EXERCISE
Set down each line of the material that follows, exactly, with no pictures.
• • •
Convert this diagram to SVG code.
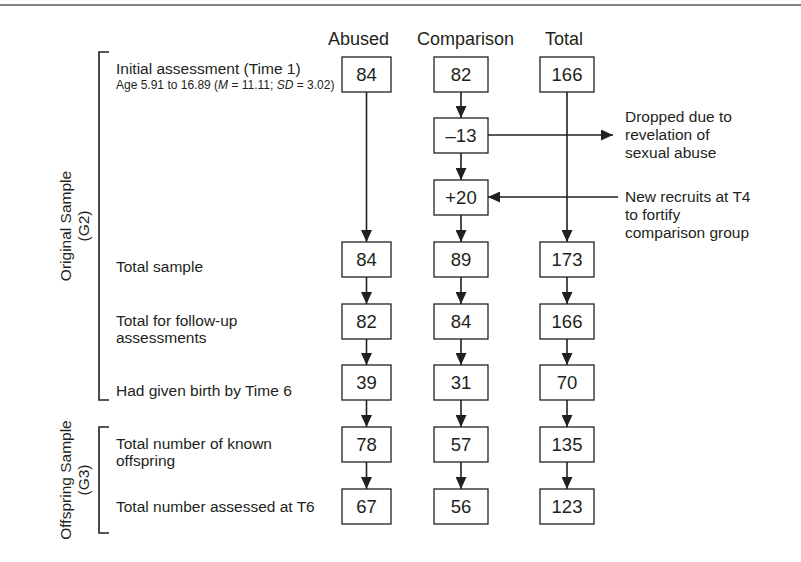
<svg xmlns="http://www.w3.org/2000/svg" width="801" height="562" viewBox="0 0 801 562">
<style>
text{font-family:"Liberation Sans",Arial,sans-serif;fill:#231f20}
.hd{font-size:18px}
.num{font-size:18.5px;text-anchor:middle}
.lb{font-size:15.5px}
.sm{font-size:12px}
.box{fill:#fff;stroke:#231f20;stroke-width:1.3}
.ln{fill:none;stroke:#231f20;stroke-width:1.6}
.br{fill:none;stroke:#231f20;stroke-width:1.6}
</style>
<defs>
<marker id="ah" markerUnits="userSpaceOnUse" markerWidth="12" markerHeight="11" refX="12" refY="5.5" orient="auto">
<path d="M0,0 L12,5.5 L0,11 z" fill="#231f20"/>
</marker>
</defs>
<rect width="801" height="562" fill="#fff"/>
<line x1="0" y1="5" x2="801" y2="5" stroke="#58595b" stroke-width="1.6"/>

<g id="headers">
<text class="hd" x="328" y="45">Abused</text>
<text class="hd" x="417" y="45">Comparison</text>
<text class="hd" x="545" y="45">Total</text>
</g>

<g id="brackets">
<path class="br" d="M109,52 H99 V400 H109"/>
<path class="br" d="M109,427 H99 V533 H109"/>
<text class="lb" transform="translate(71,226) rotate(-90)" text-anchor="middle">Original Sample</text>
<text class="lb" transform="translate(89,226) rotate(-90)" text-anchor="middle">(G2)</text>
<text class="lb" transform="translate(71,480) rotate(-90)" text-anchor="middle">Offspring Sample</text>
<text class="lb" transform="translate(89,480) rotate(-90)" text-anchor="middle">(G3)</text>
</g>

<g id="row-labels">
<text class="lb" x="116" y="74">Initial assessment (Time 1)</text>
<text class="sm" x="116" y="89">Age 5.91 to 16.89 (<tspan font-style="italic">M</tspan> = 11.11; <tspan font-style="italic">SD</tspan> = 3.02)</text>
<text class="lb" x="116" y="272">Total sample</text>
<text class="lb" x="116" y="326">Total for follow-up</text>
<text class="lb" x="116" y="343">assessments</text>
<text class="lb" x="116" y="396">Had given birth by Time 6</text>
<text class="lb" x="116" y="449">Total number of known</text>
<text class="lb" x="116" y="466">offspring</text>
<text class="lb" x="116" y="512">Total number assessed at T6</text>
</g>

<g id="side-notes">
<text class="lb" x="625" y="122">Dropped due to</text>
<text class="lb" x="625" y="140">revelation of</text>
<text class="lb" x="625" y="158">sexual abuse</text>
<text class="lb" x="625" y="202">New recruits at T4</text>
<text class="lb" x="625" y="220">to fortify</text>
<text class="lb" x="625" y="238">comparison group</text>
</g>

<g id="connectors">
<line class="ln" x1="366.5" y1="92" x2="366.5" y2="242" marker-end="url(#ah)"/>
<line class="ln" x1="567" y1="92" x2="567" y2="242" marker-end="url(#ah)"/>
<line class="ln" x1="461" y1="92" x2="461" y2="118" marker-end="url(#ah)"/>
<line class="ln" x1="461" y1="153" x2="461" y2="180" marker-end="url(#ah)"/>
<line class="ln" x1="461" y1="215" x2="461" y2="242" marker-end="url(#ah)"/>
<line class="ln" x1="488" y1="135" x2="613" y2="135" marker-end="url(#ah)"/>
<line class="ln" x1="618" y1="197" x2="488" y2="197" marker-end="url(#ah)"/>
<line class="ln" x1="366.5" y1="277" x2="366.5" y2="304" marker-end="url(#ah)"/>
<line class="ln" x1="461" y1="277" x2="461" y2="304" marker-end="url(#ah)"/>
<line class="ln" x1="567" y1="277" x2="567" y2="304" marker-end="url(#ah)"/>
<line class="ln" x1="366.5" y1="339" x2="366.5" y2="365" marker-end="url(#ah)"/>
<line class="ln" x1="461" y1="339" x2="461" y2="365" marker-end="url(#ah)"/>
<line class="ln" x1="567" y1="339" x2="567" y2="365" marker-end="url(#ah)"/>
<line class="ln" x1="366.5" y1="400" x2="366.5" y2="427" marker-end="url(#ah)"/>
<line class="ln" x1="461" y1="400" x2="461" y2="427" marker-end="url(#ah)"/>
<line class="ln" x1="567" y1="400" x2="567" y2="427" marker-end="url(#ah)"/>
<line class="ln" x1="366.5" y1="462" x2="366.5" y2="489" marker-end="url(#ah)"/>
<line class="ln" x1="461" y1="462" x2="461" y2="489" marker-end="url(#ah)"/>
<line class="ln" x1="567" y1="462" x2="567" y2="489" marker-end="url(#ah)"/>
</g>

<g id="a1"><rect class="box" x="342" y="57" width="49" height="35"/><text class="num" x="366.5" y="81">84</text></g>
<g id="c1"><rect class="box" x="434" y="57" width="54" height="35"/><text class="num" x="461" y="81">82</text></g>
<g id="t1"><rect class="box" x="540" y="57" width="54" height="35"/><text class="num" x="567" y="81">166</text></g>
<g id="c-drop"><rect class="box" x="434" y="118" width="54" height="35"/><text class="num" x="461" y="142">–13</text></g>
<g id="c-add"><rect class="box" x="434" y="180" width="54" height="35"/><text class="num" x="461" y="204">+20</text></g>
<g id="a2"><rect class="box" x="342" y="242" width="49" height="35"/><text class="num" x="366.5" y="266">84</text></g>
<g id="c2"><rect class="box" x="434" y="242" width="54" height="35"/><text class="num" x="461" y="266">89</text></g>
<g id="t2"><rect class="box" x="540" y="242" width="54" height="35"/><text class="num" x="567" y="266">173</text></g>
<g id="a3"><rect class="box" x="342" y="304" width="49" height="35"/><text class="num" x="366.5" y="328">82</text></g>
<g id="c3"><rect class="box" x="434" y="304" width="54" height="35"/><text class="num" x="461" y="328">84</text></g>
<g id="t3"><rect class="box" x="540" y="304" width="54" height="35"/><text class="num" x="567" y="328">166</text></g>
<g id="a4"><rect class="box" x="342" y="365" width="49" height="35"/><text class="num" x="366.5" y="389">39</text></g>
<g id="c4"><rect class="box" x="434" y="365" width="54" height="35"/><text class="num" x="461" y="389">31</text></g>
<g id="t4"><rect class="box" x="540" y="365" width="54" height="35"/><text class="num" x="567" y="389">70</text></g>
<g id="a5"><rect class="box" x="342" y="427" width="49" height="35"/><text class="num" x="366.5" y="451">78</text></g>
<g id="c5"><rect class="box" x="434" y="427" width="54" height="35"/><text class="num" x="461" y="451">57</text></g>
<g id="t5"><rect class="box" x="540" y="427" width="54" height="35"/><text class="num" x="567" y="451">135</text></g>
<g id="a6"><rect class="box" x="342" y="489" width="49" height="35"/><text class="num" x="366.5" y="513">67</text></g>
<g id="c6"><rect class="box" x="434" y="489" width="54" height="35"/><text class="num" x="461" y="513">56</text></g>
<g id="t6"><rect class="box" x="540" y="489" width="54" height="35"/><text class="num" x="567" y="513">123</text></g>
</svg>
• • •
THE RESPONSE
Convert this diagram to SVG code.
<svg xmlns="http://www.w3.org/2000/svg" width="801" height="562" viewBox="0 0 801 562">
<style>
text{font-family:"Liberation Sans",Arial,sans-serif;fill:#231f20}
.hd{font-size:18px}
.num{font-size:18.5px;text-anchor:middle}
.lb{font-size:15.5px}
.sm{font-size:12px}
.box{fill:#fff;stroke:#231f20;stroke-width:1.3}
.ln{fill:none;stroke:#231f20;stroke-width:1.6}
.br{fill:none;stroke:#231f20;stroke-width:1.6}
</style>
<defs>
<marker id="ah" markerUnits="userSpaceOnUse" markerWidth="12" markerHeight="11" refX="12" refY="5.5" orient="auto">
<path d="M0,0 L12,5.5 L0,11 z" fill="#231f20"/>
</marker>
</defs>
<rect width="801" height="562" fill="#fff"/>
<line x1="0" y1="5" x2="801" y2="5" stroke="#58595b" stroke-width="1.6"/>

<g id="headers">
<text class="hd" x="328" y="45">Abused</text>
<text class="hd" x="417" y="45">Comparison</text>
<text class="hd" x="545" y="45">Total</text>
</g>

<g id="brackets">
<path class="br" d="M109,52 H99 V400 H109"/>
<path class="br" d="M109,427 H99 V533 H109"/>
<text class="lb" transform="translate(71,226) rotate(-90)" text-anchor="middle">Original Sample</text>
<text class="lb" transform="translate(89,226) rotate(-90)" text-anchor="middle">(G2)</text>
<text class="lb" transform="translate(71,480) rotate(-90)" text-anchor="middle">Offspring Sample</text>
<text class="lb" transform="translate(89,480) rotate(-90)" text-anchor="middle">(G3)</text>
</g>

<g id="row-labels">
<text class="lb" x="116" y="74">Initial assessment (Time 1)</text>
<text class="sm" x="116" y="89">Age 5.91 to 16.89 (<tspan font-style="italic">M</tspan> = 11.11; <tspan font-style="italic">SD</tspan> = 3.02)</text>
<text class="lb" x="116" y="272">Total sample</text>
<text class="lb" x="116" y="326">Total for follow-up</text>
<text class="lb" x="116" y="343">assessments</text>
<text class="lb" x="116" y="396">Had given birth by Time 6</text>
<text class="lb" x="116" y="449">Total number of known</text>
<text class="lb" x="116" y="466">offspring</text>
<text class="lb" x="116" y="512">Total number assessed at T6</text>
</g>

<g id="side-notes">
<text class="lb" x="625" y="122">Dropped due to</text>
<text class="lb" x="625" y="140">revelation of</text>
<text class="lb" x="625" y="158">sexual abuse</text>
<text class="lb" x="625" y="202">New recruits at T4</text>
<text class="lb" x="625" y="220">to fortify</text>
<text class="lb" x="625" y="238">comparison group</text>
</g>

<g id="connectors">
<line class="ln" x1="366.5" y1="92" x2="366.5" y2="242" marker-end="url(#ah)"/>
<line class="ln" x1="567" y1="92" x2="567" y2="242" marker-end="url(#ah)"/>
<line class="ln" x1="461" y1="92" x2="461" y2="118" marker-end="url(#ah)"/>
<line class="ln" x1="461" y1="153" x2="461" y2="180" marker-end="url(#ah)"/>
<line class="ln" x1="461" y1="215" x2="461" y2="242" marker-end="url(#ah)"/>
<line class="ln" x1="488" y1="135" x2="613" y2="135" marker-end="url(#ah)"/>
<line class="ln" x1="618" y1="197" x2="488" y2="197" marker-end="url(#ah)"/>
<line class="ln" x1="366.5" y1="277" x2="366.5" y2="304" marker-end="url(#ah)"/>
<line class="ln" x1="461" y1="277" x2="461" y2="304" marker-end="url(#ah)"/>
<line class="ln" x1="567" y1="277" x2="567" y2="304" marker-end="url(#ah)"/>
<line class="ln" x1="366.5" y1="339" x2="366.5" y2="365" marker-end="url(#ah)"/>
<line class="ln" x1="461" y1="339" x2="461" y2="365" marker-end="url(#ah)"/>
<line class="ln" x1="567" y1="339" x2="567" y2="365" marker-end="url(#ah)"/>
<line class="ln" x1="366.5" y1="400" x2="366.5" y2="427" marker-end="url(#ah)"/>
<line class="ln" x1="461" y1="400" x2="461" y2="427" marker-end="url(#ah)"/>
<line class="ln" x1="567" y1="400" x2="567" y2="427" marker-end="url(#ah)"/>
<line class="ln" x1="366.5" y1="462" x2="366.5" y2="489" marker-end="url(#ah)"/>
<line class="ln" x1="461" y1="462" x2="461" y2="489" marker-end="url(#ah)"/>
<line class="ln" x1="567" y1="462" x2="567" y2="489" marker-end="url(#ah)"/>
</g>

<g id="a1"><rect class="box" x="342" y="57" width="49" height="35"/><text class="num" x="366.5" y="81">84</text></g>
<g id="c1"><rect class="box" x="434" y="57" width="54" height="35"/><text class="num" x="461" y="81">82</text></g>
<g id="t1"><rect class="box" x="540" y="57" width="54" height="35"/><text class="num" x="567" y="81">166</text></g>
<g id="c-drop"><rect class="box" x="434" y="118" width="54" height="35"/><text class="num" x="461" y="142">–13</text></g>
<g id="c-add"><rect class="box" x="434" y="180" width="54" height="35"/><text class="num" x="461" y="204">+20</text></g>
<g id="a2"><rect class="box" x="342" y="242" width="49" height="35"/><text class="num" x="366.5" y="266">84</text></g>
<g id="c2"><rect class="box" x="434" y="242" width="54" height="35"/><text class="num" x="461" y="266">89</text></g>
<g id="t2"><rect class="box" x="540" y="242" width="54" height="35"/><text class="num" x="567" y="266">173</text></g>
<g id="a3"><rect class="box" x="342" y="304" width="49" height="35"/><text class="num" x="366.5" y="328">82</text></g>
<g id="c3"><rect class="box" x="434" y="304" width="54" height="35"/><text class="num" x="461" y="328">84</text></g>
<g id="t3"><rect class="box" x="540" y="304" width="54" height="35"/><text class="num" x="567" y="328">166</text></g>
<g id="a4"><rect class="box" x="342" y="365" width="49" height="35"/><text class="num" x="366.5" y="389">39</text></g>
<g id="c4"><rect class="box" x="434" y="365" width="54" height="35"/><text class="num" x="461" y="389">31</text></g>
<g id="t4"><rect class="box" x="540" y="365" width="54" height="35"/><text class="num" x="567" y="389">70</text></g>
<g id="a5"><rect class="box" x="342" y="427" width="49" height="35"/><text class="num" x="366.5" y="451">78</text></g>
<g id="c5"><rect class="box" x="434" y="427" width="54" height="35"/><text class="num" x="461" y="451">57</text></g>
<g id="t5"><rect class="box" x="540" y="427" width="54" height="35"/><text class="num" x="567" y="451">135</text></g>
<g id="a6"><rect class="box" x="342" y="489" width="49" height="35"/><text class="num" x="366.5" y="513">67</text></g>
<g id="c6"><rect class="box" x="434" y="489" width="54" height="35"/><text class="num" x="461" y="513">56</text></g>
<g id="t6"><rect class="box" x="540" y="489" width="54" height="35"/><text class="num" x="567" y="513">123</text></g>
</svg>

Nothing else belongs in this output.